BEGIN STORED DATA

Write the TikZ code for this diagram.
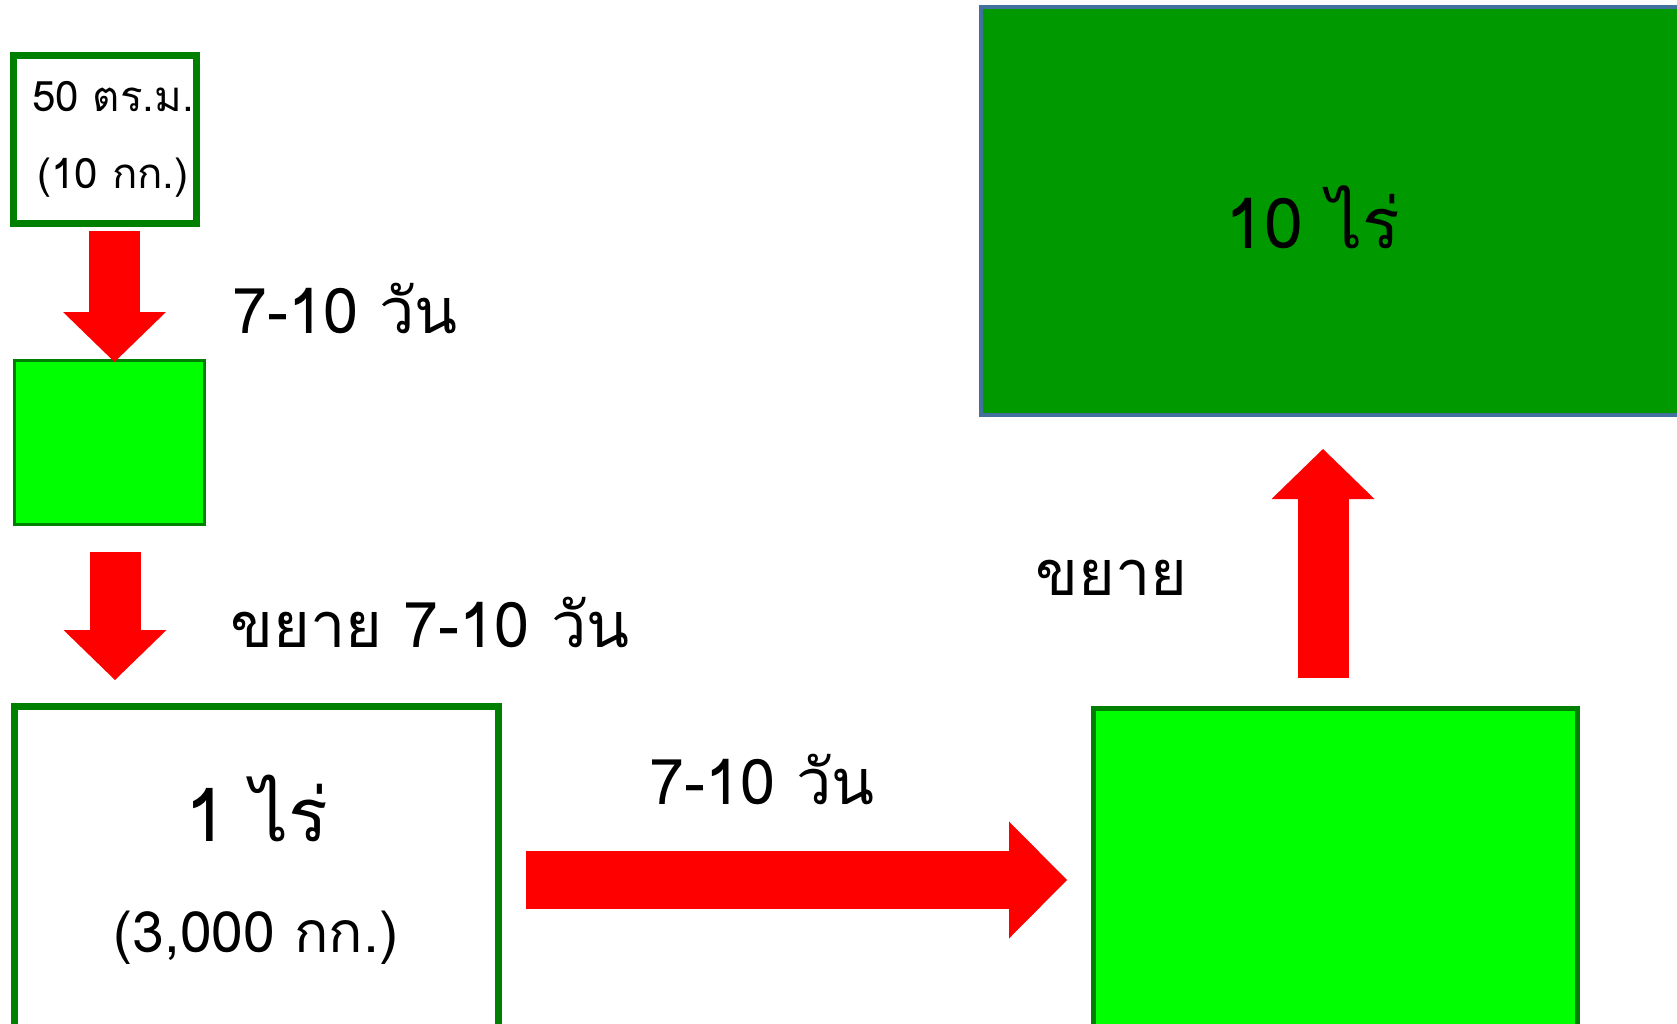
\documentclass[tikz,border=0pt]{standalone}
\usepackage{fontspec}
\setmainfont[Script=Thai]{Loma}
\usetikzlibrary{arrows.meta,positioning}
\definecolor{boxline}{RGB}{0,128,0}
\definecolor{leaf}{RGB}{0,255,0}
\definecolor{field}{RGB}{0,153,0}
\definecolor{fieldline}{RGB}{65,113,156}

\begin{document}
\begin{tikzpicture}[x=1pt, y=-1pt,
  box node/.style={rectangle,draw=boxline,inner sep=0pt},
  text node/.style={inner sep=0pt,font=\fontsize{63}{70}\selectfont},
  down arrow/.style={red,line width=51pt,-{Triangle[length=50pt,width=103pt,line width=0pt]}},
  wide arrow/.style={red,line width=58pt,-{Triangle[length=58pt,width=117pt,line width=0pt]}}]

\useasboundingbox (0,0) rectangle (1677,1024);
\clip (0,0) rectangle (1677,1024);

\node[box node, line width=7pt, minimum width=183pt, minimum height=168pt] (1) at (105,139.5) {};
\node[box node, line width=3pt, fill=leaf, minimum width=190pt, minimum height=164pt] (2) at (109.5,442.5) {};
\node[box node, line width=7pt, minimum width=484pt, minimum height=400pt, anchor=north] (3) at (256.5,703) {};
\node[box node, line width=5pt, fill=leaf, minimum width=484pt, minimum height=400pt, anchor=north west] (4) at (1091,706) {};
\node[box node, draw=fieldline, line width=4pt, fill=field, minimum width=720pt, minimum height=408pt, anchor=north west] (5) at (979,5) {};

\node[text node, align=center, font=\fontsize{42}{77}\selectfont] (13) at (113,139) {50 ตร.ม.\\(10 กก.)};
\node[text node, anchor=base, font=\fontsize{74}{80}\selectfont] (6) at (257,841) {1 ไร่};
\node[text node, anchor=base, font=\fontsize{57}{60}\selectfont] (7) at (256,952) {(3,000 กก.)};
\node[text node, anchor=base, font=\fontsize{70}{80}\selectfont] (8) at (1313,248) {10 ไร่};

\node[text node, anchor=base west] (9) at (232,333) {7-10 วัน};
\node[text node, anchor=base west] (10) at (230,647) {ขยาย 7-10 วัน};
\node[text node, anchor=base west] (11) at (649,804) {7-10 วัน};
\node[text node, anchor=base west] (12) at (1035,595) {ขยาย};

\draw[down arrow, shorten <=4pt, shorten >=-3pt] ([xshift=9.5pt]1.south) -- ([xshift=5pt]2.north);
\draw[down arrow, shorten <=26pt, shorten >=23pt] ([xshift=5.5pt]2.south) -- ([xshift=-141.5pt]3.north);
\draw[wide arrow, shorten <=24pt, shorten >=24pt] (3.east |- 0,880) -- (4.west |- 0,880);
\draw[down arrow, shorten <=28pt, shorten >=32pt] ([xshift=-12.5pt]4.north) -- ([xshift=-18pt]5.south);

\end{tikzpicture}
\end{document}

END STORED DATA

> PROMPT
Your task is to restate word for word the lines from the top of the data to the line containing "(8) at (1313,248)", both ends included, with every picture left out.

> THE SOLUTION
Write the TikZ code for this diagram.
\documentclass[tikz,border=0pt]{standalone}
\usepackage{fontspec}
\setmainfont[Script=Thai]{Loma}
\usetikzlibrary{arrows.meta,positioning}
\definecolor{boxline}{RGB}{0,128,0}
\definecolor{leaf}{RGB}{0,255,0}
\definecolor{field}{RGB}{0,153,0}
\definecolor{fieldline}{RGB}{65,113,156}

\begin{document}
\begin{tikzpicture}[x=1pt, y=-1pt,
  box node/.style={rectangle,draw=boxline,inner sep=0pt},
  text node/.style={inner sep=0pt,font=\fontsize{63}{70}\selectfont},
  down arrow/.style={red,line width=51pt,-{Triangle[length=50pt,width=103pt,line width=0pt]}},
  wide arrow/.style={red,line width=58pt,-{Triangle[length=58pt,width=117pt,line width=0pt]}}]

\useasboundingbox (0,0) rectangle (1677,1024);
\clip (0,0) rectangle (1677,1024);

\node[box node, line width=7pt, minimum width=183pt, minimum height=168pt] (1) at (105,139.5) {};
\node[box node, line width=3pt, fill=leaf, minimum width=190pt, minimum height=164pt] (2) at (109.5,442.5) {};
\node[box node, line width=7pt, minimum width=484pt, minimum height=400pt, anchor=north] (3) at (256.5,703) {};
\node[box node, line width=5pt, fill=leaf, minimum width=484pt, minimum height=400pt, anchor=north west] (4) at (1091,706) {};
\node[box node, draw=fieldline, line width=4pt, fill=field, minimum width=720pt, minimum height=408pt, anchor=north west] (5) at (979,5) {};

\node[text node, align=center, font=\fontsize{42}{77}\selectfont] (13) at (113,139) {50 ตร.ม.\\(10 กก.)};
\node[text node, anchor=base, font=\fontsize{74}{80}\selectfont] (6) at (257,841) {1 ไร่};
\node[text node, anchor=base, font=\fontsize{57}{60}\selectfont] (7) at (256,952) {(3,000 กก.)};
\node[text node, anchor=base, font=\fontsize{70}{80}\selectfont] (8) at (1313,248) {10 ไร่};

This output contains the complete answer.